I suppose it must seem to some people a strange reason to rise from the dinner table, hap myself against the outside cold, drive a few miles along an empty single-track road, walk up through a night forest to a high mountain glen, sit there for half an hour in the freezing moonlight, listen to the voices of two foxes, catch sight of one of them for no more than two minutes, then walk back to the car, drive back to the place where I started, and consider it all a good evening’s work.
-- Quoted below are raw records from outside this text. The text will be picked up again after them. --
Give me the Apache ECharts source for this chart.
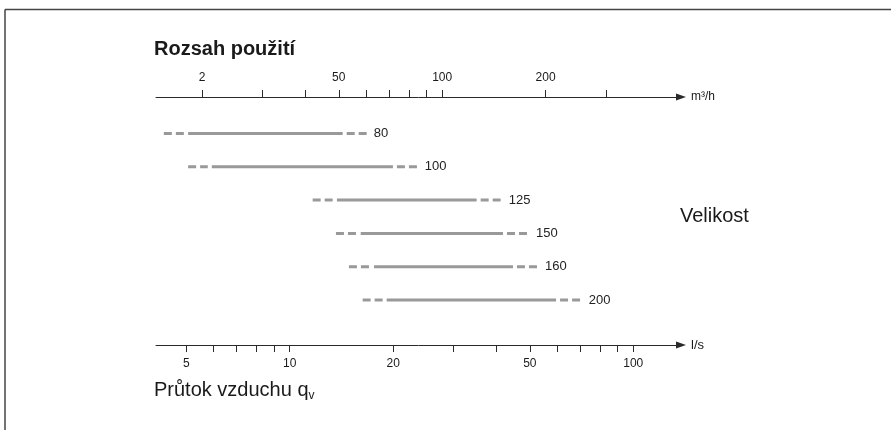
<!DOCTYPE html>
<html><head><meta charset="utf-8">
<script src="https://cdn.jsdelivr.net/npm/echarts@6/dist/echarts.min.js"></script>
<style>html,body{margin:0;padding:0;background:#fff}#c{width:891px;height:430px}</style>
</head><body><div id="c"></div>
<script>
// Sizes (Velikost) and flow ranges in l/s
const sizes = ['80', '100', '125', '150', '160', '200'];
const dashStart = [4.30, 5.06, 11.66, 13.63, 14.87, 16.30];
const solidStart = [5.06, 5.93, 13.72, 16.09, 17.59, 19.15];
const solidEnd = [14.26, 19.97, 35.0, 41.76, 44.65, 59.6];
const dashEnd = [16.75, 23.6, 41.4, 49.7, 52.8, 70.8];

// bottom axis (l/s)
const lsTicks = [5, 6, 7, 8, 9, 10, 20, 30, 40, 50, 60, 70, 80, 90, 100];
const lsLabels = [5, 10, 20, 50, 100];
// top axis (m3/h)
const m3hTicks = [20, 30, 40, 50, 60, 70, 80, 90, 100, 200, 300];
const m3hLabelValues = [20, 50, 100, 200];
const m3hLabelTexts = ['2', '50', '100', '200'];

const lsMin = 4.08, lsMax = 137.7, m3hPerLs = 3.6;

const FONT = '"Liberation Sans", Arial, Helvetica, sans-serif';
const AXIS_COLOR = '#2a2a2a';
const BAR_COLOR = '#999999';

const rows = sizes.map((s, i) => [i, dashStart[i], solidStart[i], solidEnd[i], dashEnd[i]]);

function renderRow(params, api) {
  const yi = api.value(0);
  const p0 = api.coord([api.value(1), yi]);
  const p1 = api.coord([api.value(2), yi]);
  const p2 = api.coord([api.value(3), yi]);
  const p3 = api.coord([api.value(4), yi]);
  const y = p0[1];
  const gap = 4;
  const dashStyle = { stroke: BAR_COLOR, lineWidth: 3, lineDash: [8, 4] };
  return {
    type: 'group',
    children: [
      { type: 'line', shape: { x1: p0[0], y1: y, x2: p1[0] - gap, y2: y }, style: dashStyle },
      { type: 'line', shape: { x1: p1[0], y1: y, x2: p2[0], y2: y }, style: { stroke: BAR_COLOR, lineWidth: 3 } },
      { type: 'line', shape: { x1: p2[0] + gap, y1: y, x2: p3[0], y2: y }, style: dashStyle },
      { type: 'text', x: p3[0] + 7, y: y, style: { text: sizes[yi], fill: '#222', font: '13px ' + FONT, textVerticalAlign: 'middle', textAlign: 'left' } }
    ]
  };
}

const chart = echarts.init(document.getElementById('c'), null, { renderer: 'canvas' });
chart.setOption({
  animation: false,
  backgroundColor: '#ffffff',
  textStyle: { fontFamily: FONT },
  grid: { left: 156, right: 210, top: 116.8, bottom: 113.3 },
  xAxis: [
    {
      type: 'log', logBase: 10, position: 'bottom', offset: 28.3,
      min: lsMin, max: lsMax,
      name: 'l/s', nameLocation: 'end', nameGap: 10,
      nameTextStyle: { fontFamily: FONT, fontSize: 13, color: '#1a1a1a', verticalAlign: 'middle' },
      axisLine: { show: true, symbol: ['none', 'triangle'], symbolSize: [7, 10], lineStyle: { color: AXIS_COLOR, width: 1 } },
      axisTick: { show: true, length: 7, inside: false, customValues: lsTicks, lineStyle: { color: AXIS_COLOR, width: 1 } },
      axisLabel: { show: true, customValues: lsLabels, margin: 13, fontFamily: FONT, fontSize: 12, color: '#1a1a1a' },
      splitLine: { show: false }, minorTick: { show: false }
    },
    {
      type: 'log', logBase: 10, position: 'top', offset: 19.8,
      min: lsMin * m3hPerLs, max: lsMax * m3hPerLs,
      name: 'm³/h', nameLocation: 'end', nameGap: 10,
      nameTextStyle: { fontFamily: FONT, fontSize: 12, color: '#1a1a1a', verticalAlign: 'middle' },
      axisLine: { show: true, symbol: ['none', 'triangle'], symbolSize: [7, 10], lineStyle: { color: AXIS_COLOR, width: 1 } },
      axisTick: { show: true, length: 7, inside: false, customValues: m3hTicks, lineStyle: { color: AXIS_COLOR, width: 1 } },
      axisLabel: {
        show: true, customValues: m3hLabelValues, margin: 13, fontFamily: FONT, fontSize: 12, color: '#1a1a1a',
        formatter: function (v) {
          let best = 0, bd = Infinity;
          m3hLabelValues.forEach((t, i) => { const d = Math.abs(Math.log(t) - Math.log(v)); if (d < bd) { bd = d; best = i; } });
          return m3hLabelTexts[best];
        }
      },
      splitLine: { show: false }, minorTick: { show: false }
    }
  ],
  yAxis: {
    type: 'category', data: sizes, inverse: true, show: false, boundaryGap: true
  },
  series: [{
    type: 'custom', xAxisIndex: 0, yAxisIndex: 0,
    renderItem: renderRow,
    encode: { x: [1, 2, 3, 4], y: 0 },
    data: rows,
    clip: false
  }],
  graphic: [
    { type: 'line', shape: { x1: 5, y1: 9.5, x2: 891, y2: 9.5 }, style: { stroke: '#444', lineWidth: 1.5 } },
    { type: 'line', shape: { x1: 5, y1: 9.5, x2: 5, y2: 430 }, style: { stroke: '#444', lineWidth: 1.5 } },
    { type: 'text', left: 154, top: 39, style: { text: 'Rozsah použití', font: 'bold 20px ' + FONT, fill: '#1a1a1a' } },
    { type: 'text', left: 680, top: 206, style: { text: 'Velikost', font: '20px ' + FONT, fill: '#1a1a1a' } },
    {
      type: 'text', left: 154, top: 380,
      style: {
        text: '{a|Průtok vzduchu q}{b|v}',
        rich: {
          a: { fontSize: 20, fontFamily: FONT, fill: '#1a1a1a', color: '#1a1a1a' },
          b: { fontSize: 12, fontFamily: FONT, fill: '#1a1a1a', color: '#1a1a1a', padding: [11, 0, 0, 0] }
        }
      }
    }
  ]
});
</script>
</body></html>
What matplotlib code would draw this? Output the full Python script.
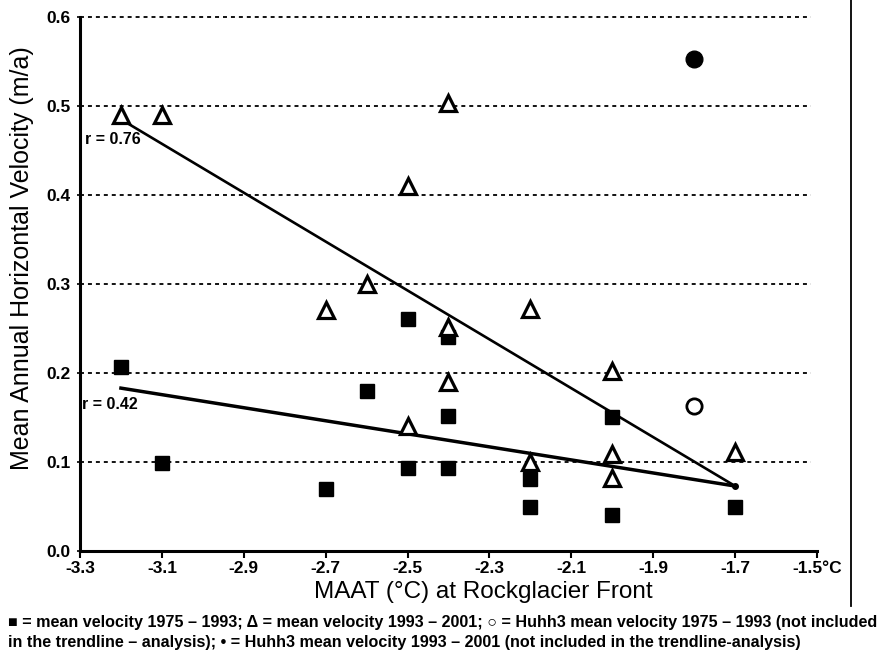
import matplotlib
matplotlib.use("Agg")
import matplotlib.pyplot as plt
from matplotlib.lines import Line2D

plt.rcParams['font.family'] = ['Liberation Sans', 'DejaVu Sans']

# Mean velocity 1975-1993 (squares)
sq_maat = [-3.2, -3.1, -2.7, -2.6, -2.5, -2.5, -2.4, -2.4, -2.4, -2.2, -2.2, -2.0, -2.0, -1.7]
sq_vel = [0.207, 0.099, 0.070, 0.180, 0.261, 0.093, 0.240, 0.152, 0.093, 0.081, 0.050, 0.151, 0.041, 0.050]

# Mean velocity 1993-2001 (triangles)
tri_maat = [-3.2, -3.1, -2.7, -2.6, -2.5, -2.5, -2.4, -2.4, -2.4, -2.2, -2.2, -2.0, -2.0, -2.0, -1.7]
tri_vel = [0.490, 0.490, 0.271, 0.300, 0.410, 0.140, 0.503, 0.252, 0.190, 0.272, 0.100, 0.202, 0.109, 0.082, 0.111]

# Huhh3 (not included in the trendline analysis)
huhh_maat = [-1.8]
huhh_old = [0.163]
huhh_new = [0.553]

# Trendlines
trend_x = [-3.2, -1.7]
trend_tri = [0.485, 0.073]
trend_sq = [0.183, 0.073]

x_ticks = [-3.3, -3.1, -2.9, -2.7, -2.5, -2.3, -2.1, -1.9, -1.7, -1.5]
x_tick_labels = ['-3.3', '-3.1', '-2.9', '-2.7', '-2.5', '-2.3', '-2.1', '-1.9', '-1.7', '-1.5°C']
y_ticks = [0.0, 0.1, 0.2, 0.3, 0.4, 0.5, 0.6]

fig = plt.figure(figsize=(8.94, 6.54), dpi=100)
ax = fig.add_axes([80 / 894, 1 - 551 / 654, (817 - 80) / 894, (551 - 17) / 654])
ax.set_xlim(-3.3, -1.5)
ax.set_ylim(0.0, 0.6)

# dotted horizontal grid
ax.hlines(y_ticks[1:], -3.3, -1.515, colors='black', linestyles=(0, (2.2, 2.2)),
          linewidth=1.3, zorder=1, clip_on=False)

ax.plot(trend_x, trend_tri, color='black', linewidth=1.9, zorder=2)
ax.plot(trend_x, trend_sq, color='black', linewidth=2.5, zorder=2)
ax.plot([trend_x[-1]], [trend_sq[-1]], 'o', color='black', markersize=4, zorder=2)

ax.plot(sq_maat, sq_vel, 's', color='black', markersize=10, zorder=3, linestyle='none')
ax.plot(tri_maat, tri_vel, '^', markerfacecolor='white', markeredgecolor='black',
        markeredgewidth=2.3, markersize=12, zorder=4, linestyle='none')
ax.plot(huhh_maat, huhh_old, 'o', markerfacecolor='white', markeredgecolor='black',
        markeredgewidth=2.0, markersize=11, zorder=4, linestyle='none')
ax.plot(huhh_maat, huhh_new, 'o', color='black', markersize=12, zorder=4, linestyle='none')

ax.text(-3.287, 0.462, 'r = 0.76', fontsize=11.5, fontweight='bold', ha='left', va='center')
ax.text(-3.294, 0.165, 'r = 0.42', fontsize=11.5, fontweight='bold', ha='left', va='center')

for s in ['top', 'right']:
    ax.spines[s].set_visible(False)
ax.spines['left'].set_linewidth(2.2)
ax.spines['bottom'].set_linewidth(2.2)

ax.set_xticks(x_ticks)
ax.set_xticklabels(x_tick_labels)
ax.set_yticks(y_ticks)
ax.set_yticklabels([f'{v:.1f}' for v in y_ticks])
ax.tick_params(axis='x', direction='out', length=5, width=1.5, labelsize=12.5, pad=2)
ax.tick_params(axis='y', direction='out', length=2, width=1.2, labelsize=12.5, pad=5)
for lbl in ax.get_xticklabels() + ax.get_yticklabels():
    lbl.set_fontweight('bold')

ax.set_ylabel('Mean Annual Horizontal Velocity (m/a)', fontsize=18)
ax.yaxis.set_label_coords(-58 / 737, (551 - 258) / 534)
ax.set_xlabel('MAAT (°C) at Rockglacier Front', fontsize=17.5)
ax.xaxis.set_label_coords((483 - 80) / 737, -(592 - 551) / 534)
ax.xaxis.label.set_va('center')
ax.yaxis.label.set_va('center')

# vertical frame line on the right
fig.add_artist(Line2D([851 / 894, 851 / 894], [1.0, 1 - 606 / 654], color='black',
                      linewidth=1.3, transform=fig.transFigure))

fig.text(8 / 894, 1 - 623 / 654,
         '■ = mean velocity 1975 – 1993; Δ = mean velocity 1993 – 2001; ○ = Huhh3 mean velocity 1975 – 1993 (not included',
         fontsize=11.6, fontweight='bold', ha='left', va='center')
fig.text(8 / 894, 1 - 642 / 654,
         'in the trendline – analysis); • = Huhh3 mean velocity 1993 – 2001 (not included in the trendline-analysis)',
         fontsize=11.6, fontweight='bold', ha='left', va='center')

fig.savefig('out.png', dpi=100)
On the face of it, I did nothing. I was alone the whole time. I had some exercise and breathed clean air for about two-and-a-half hours all told. But this is how the nature writer’s life sometimes works. This is all about going out again and again, reworking familiar circumstances, learning about the mountain by accumulation of fragments of knowledge, and these are the brushstrokes that work the canvas, and somewhere further on all that has been seen and learned and – mostly – written down (for that is the nature of the job and the object of the exercise) will amount to an understanding.

Meanwhile, the year has turned through four seasons and foxes have graced them all, and with this new year I have reached back through the seasons and brought that old midwinter back to life in my mind.

“Midwinter, and all dulled but the wind and the stars,” – and the memories, and that new thing that forever sharpens understanding. Margiad Evans wrote, “Write in the very now where you find yourself… There is no substitute, even in divine inspiration for the touch of the moment, the touch of the daylight on the dream.” Except perhaps the touch of the moonlight.